Show all lines from the data that include the word "this".

======== Data extract

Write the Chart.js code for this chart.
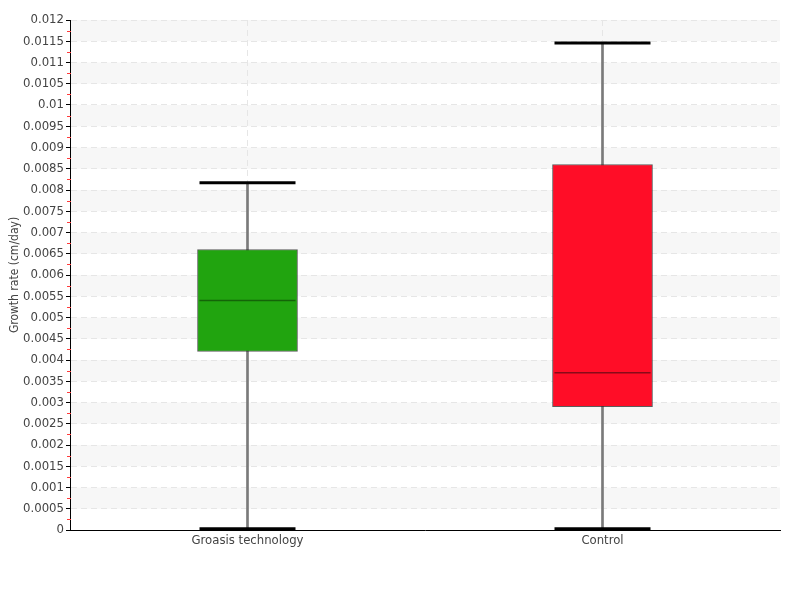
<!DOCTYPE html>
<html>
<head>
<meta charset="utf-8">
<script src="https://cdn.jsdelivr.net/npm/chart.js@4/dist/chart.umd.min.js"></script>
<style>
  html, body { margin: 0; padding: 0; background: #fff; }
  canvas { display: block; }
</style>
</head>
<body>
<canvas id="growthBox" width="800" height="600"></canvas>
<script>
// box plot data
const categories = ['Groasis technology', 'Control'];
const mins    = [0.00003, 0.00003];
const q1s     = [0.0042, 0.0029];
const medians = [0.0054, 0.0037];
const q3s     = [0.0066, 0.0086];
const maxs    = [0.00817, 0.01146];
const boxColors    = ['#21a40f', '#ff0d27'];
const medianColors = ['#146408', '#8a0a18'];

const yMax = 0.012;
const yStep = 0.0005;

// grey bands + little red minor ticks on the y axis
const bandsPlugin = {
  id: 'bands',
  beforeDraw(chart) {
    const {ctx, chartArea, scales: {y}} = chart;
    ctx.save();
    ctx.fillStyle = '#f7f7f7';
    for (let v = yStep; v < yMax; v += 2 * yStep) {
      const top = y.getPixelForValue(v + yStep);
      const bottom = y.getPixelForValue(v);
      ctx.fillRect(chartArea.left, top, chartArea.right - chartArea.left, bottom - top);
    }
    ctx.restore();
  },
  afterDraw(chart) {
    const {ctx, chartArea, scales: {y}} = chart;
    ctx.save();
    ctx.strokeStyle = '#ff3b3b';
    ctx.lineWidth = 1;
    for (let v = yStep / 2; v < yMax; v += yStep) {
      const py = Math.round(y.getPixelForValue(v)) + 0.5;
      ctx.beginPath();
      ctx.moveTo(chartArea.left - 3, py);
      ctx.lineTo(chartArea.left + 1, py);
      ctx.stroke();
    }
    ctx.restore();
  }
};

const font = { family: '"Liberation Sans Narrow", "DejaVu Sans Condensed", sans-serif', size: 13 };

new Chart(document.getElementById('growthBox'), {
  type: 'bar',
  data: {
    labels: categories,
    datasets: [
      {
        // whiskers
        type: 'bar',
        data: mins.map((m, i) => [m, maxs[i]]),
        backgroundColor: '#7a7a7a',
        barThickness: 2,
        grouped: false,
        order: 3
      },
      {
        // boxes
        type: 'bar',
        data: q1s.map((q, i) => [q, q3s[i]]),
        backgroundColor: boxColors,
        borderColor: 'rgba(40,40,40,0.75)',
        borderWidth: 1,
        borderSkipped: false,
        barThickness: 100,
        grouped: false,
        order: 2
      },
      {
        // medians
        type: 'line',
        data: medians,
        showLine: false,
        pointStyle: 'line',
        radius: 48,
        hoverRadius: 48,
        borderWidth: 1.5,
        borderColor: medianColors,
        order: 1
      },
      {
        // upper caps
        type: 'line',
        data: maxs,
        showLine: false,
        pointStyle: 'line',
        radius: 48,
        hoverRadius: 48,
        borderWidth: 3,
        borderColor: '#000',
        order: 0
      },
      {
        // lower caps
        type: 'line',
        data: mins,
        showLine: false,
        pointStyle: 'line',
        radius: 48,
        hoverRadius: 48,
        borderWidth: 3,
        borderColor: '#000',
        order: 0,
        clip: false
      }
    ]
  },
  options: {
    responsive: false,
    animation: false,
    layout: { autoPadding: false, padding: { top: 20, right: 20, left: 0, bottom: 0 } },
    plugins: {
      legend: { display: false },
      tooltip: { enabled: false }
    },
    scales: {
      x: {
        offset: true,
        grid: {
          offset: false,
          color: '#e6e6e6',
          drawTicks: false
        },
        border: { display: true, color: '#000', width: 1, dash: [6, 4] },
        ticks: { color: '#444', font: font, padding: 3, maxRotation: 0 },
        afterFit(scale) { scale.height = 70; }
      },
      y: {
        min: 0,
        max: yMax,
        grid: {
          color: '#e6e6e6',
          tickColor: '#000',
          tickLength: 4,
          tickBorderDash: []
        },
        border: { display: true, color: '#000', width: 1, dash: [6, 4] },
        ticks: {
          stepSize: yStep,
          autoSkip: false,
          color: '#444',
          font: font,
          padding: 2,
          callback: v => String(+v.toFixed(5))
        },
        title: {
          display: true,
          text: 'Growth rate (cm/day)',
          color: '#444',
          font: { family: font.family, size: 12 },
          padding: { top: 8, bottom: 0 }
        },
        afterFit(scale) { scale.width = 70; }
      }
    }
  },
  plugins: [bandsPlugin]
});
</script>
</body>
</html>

================
======== Data extract

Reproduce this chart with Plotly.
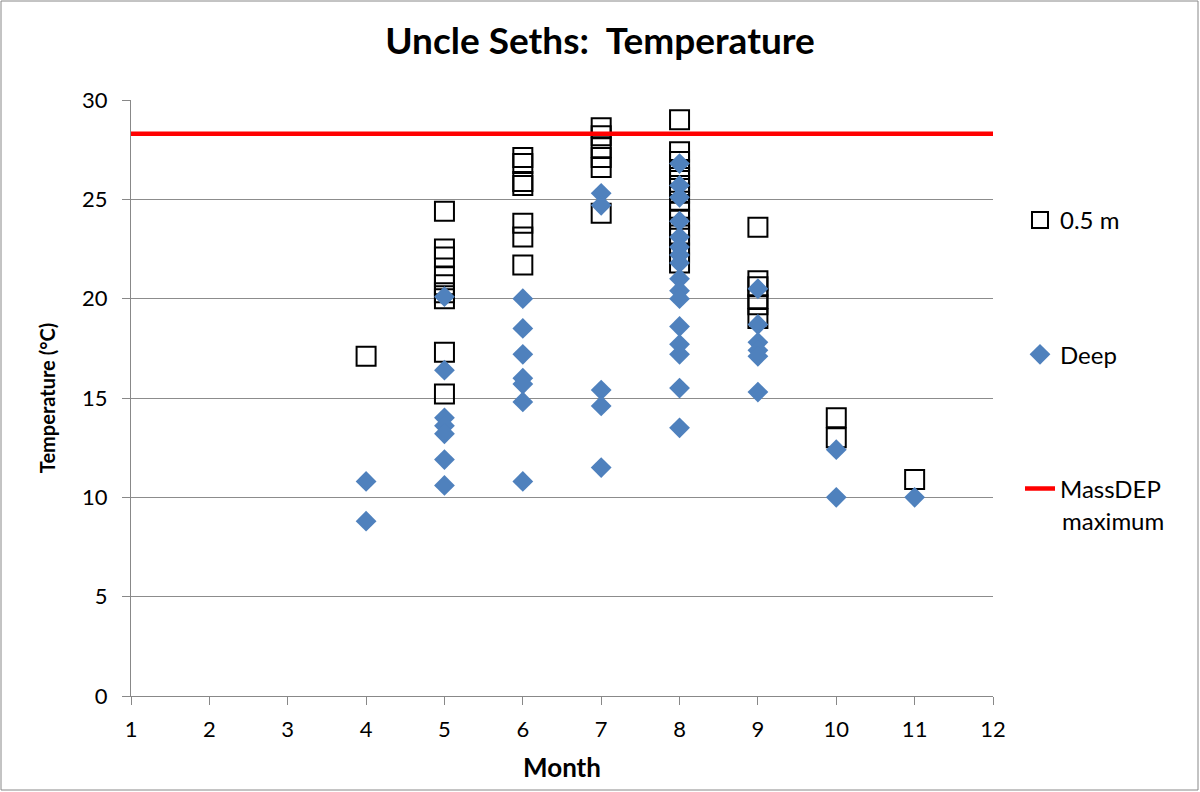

================
======== Data extract

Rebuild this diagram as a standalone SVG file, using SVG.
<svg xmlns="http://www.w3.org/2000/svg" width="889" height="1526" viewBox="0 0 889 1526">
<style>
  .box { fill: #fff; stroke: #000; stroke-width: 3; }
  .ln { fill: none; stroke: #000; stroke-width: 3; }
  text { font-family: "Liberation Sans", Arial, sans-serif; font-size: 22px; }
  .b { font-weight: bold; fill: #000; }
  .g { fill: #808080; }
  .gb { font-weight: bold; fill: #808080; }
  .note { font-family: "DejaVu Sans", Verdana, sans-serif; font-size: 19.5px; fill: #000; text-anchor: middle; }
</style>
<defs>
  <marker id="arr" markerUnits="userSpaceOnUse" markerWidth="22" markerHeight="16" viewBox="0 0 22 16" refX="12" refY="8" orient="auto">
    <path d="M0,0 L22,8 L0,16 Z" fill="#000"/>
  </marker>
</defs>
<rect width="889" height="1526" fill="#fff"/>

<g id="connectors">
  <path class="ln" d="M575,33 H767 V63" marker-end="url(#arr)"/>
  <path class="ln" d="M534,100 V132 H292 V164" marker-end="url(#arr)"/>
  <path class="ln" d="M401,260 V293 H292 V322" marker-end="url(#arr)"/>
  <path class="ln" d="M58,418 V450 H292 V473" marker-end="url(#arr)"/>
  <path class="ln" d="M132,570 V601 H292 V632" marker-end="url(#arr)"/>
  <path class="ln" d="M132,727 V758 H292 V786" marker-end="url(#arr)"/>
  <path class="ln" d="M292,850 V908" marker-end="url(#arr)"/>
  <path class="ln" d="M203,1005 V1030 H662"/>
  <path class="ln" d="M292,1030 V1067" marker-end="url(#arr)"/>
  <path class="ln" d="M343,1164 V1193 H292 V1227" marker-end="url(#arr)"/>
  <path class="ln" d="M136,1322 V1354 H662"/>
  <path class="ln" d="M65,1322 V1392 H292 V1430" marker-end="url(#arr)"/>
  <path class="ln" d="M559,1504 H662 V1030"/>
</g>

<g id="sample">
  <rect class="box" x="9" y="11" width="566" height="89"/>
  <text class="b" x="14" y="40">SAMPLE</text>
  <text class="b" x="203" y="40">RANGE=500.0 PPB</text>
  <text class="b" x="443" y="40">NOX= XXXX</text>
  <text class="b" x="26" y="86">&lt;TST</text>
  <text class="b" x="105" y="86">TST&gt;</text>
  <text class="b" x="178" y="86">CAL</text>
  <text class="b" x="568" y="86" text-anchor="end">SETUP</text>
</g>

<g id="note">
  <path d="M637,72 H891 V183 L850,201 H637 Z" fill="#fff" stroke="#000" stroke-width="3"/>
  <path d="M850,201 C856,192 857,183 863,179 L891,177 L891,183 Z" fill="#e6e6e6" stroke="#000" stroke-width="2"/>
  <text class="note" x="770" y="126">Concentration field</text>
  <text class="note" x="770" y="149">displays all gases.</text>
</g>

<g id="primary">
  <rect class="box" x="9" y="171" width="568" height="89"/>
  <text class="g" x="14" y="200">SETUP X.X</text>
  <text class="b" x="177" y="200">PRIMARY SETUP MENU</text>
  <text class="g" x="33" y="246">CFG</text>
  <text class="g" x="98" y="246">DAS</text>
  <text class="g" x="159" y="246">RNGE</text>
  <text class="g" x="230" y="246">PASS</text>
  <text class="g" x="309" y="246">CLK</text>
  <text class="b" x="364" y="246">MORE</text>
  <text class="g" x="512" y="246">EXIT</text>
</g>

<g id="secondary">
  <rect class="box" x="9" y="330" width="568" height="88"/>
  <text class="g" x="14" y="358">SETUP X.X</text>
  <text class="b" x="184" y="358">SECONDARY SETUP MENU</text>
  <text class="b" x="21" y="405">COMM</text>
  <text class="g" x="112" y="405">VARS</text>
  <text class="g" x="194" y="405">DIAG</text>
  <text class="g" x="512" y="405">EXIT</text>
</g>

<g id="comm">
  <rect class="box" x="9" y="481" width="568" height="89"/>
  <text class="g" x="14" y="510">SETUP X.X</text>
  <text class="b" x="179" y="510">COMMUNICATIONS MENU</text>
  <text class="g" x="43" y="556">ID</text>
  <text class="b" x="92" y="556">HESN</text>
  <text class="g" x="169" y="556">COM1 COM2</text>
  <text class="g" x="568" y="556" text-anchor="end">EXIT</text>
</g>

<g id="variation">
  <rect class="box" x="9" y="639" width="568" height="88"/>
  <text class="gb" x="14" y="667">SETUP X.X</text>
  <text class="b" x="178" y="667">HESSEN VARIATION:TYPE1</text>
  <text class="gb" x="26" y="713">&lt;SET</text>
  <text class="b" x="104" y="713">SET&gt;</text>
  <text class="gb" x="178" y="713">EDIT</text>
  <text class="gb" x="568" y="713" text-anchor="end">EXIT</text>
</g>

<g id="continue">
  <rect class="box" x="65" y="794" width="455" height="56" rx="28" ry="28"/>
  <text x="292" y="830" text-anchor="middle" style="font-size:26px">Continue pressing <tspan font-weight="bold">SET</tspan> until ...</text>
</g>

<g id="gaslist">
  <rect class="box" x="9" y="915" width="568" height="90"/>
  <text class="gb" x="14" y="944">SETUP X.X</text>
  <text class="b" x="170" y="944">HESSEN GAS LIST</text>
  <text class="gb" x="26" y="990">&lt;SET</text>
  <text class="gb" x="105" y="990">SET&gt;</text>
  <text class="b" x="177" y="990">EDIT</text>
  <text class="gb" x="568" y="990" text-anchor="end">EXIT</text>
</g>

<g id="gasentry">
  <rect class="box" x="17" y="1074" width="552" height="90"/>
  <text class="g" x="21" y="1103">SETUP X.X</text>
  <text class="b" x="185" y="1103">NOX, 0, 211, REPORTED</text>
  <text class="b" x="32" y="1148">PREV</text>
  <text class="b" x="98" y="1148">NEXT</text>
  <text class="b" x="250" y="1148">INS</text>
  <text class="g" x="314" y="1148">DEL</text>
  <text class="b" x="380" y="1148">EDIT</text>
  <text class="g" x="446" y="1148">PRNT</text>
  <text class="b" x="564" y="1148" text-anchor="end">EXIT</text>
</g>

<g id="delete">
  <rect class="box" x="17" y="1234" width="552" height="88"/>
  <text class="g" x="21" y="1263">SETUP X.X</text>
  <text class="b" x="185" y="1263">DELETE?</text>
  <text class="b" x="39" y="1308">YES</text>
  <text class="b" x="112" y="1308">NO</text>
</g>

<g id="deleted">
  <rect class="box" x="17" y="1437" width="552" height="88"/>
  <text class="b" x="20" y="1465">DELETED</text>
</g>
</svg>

================

*Output of the exercise*:
Write the Chart.js code for this chart.
Reproduce this chart with Plotly.
Rebuild this diagram as a standalone SVG file, using SVG.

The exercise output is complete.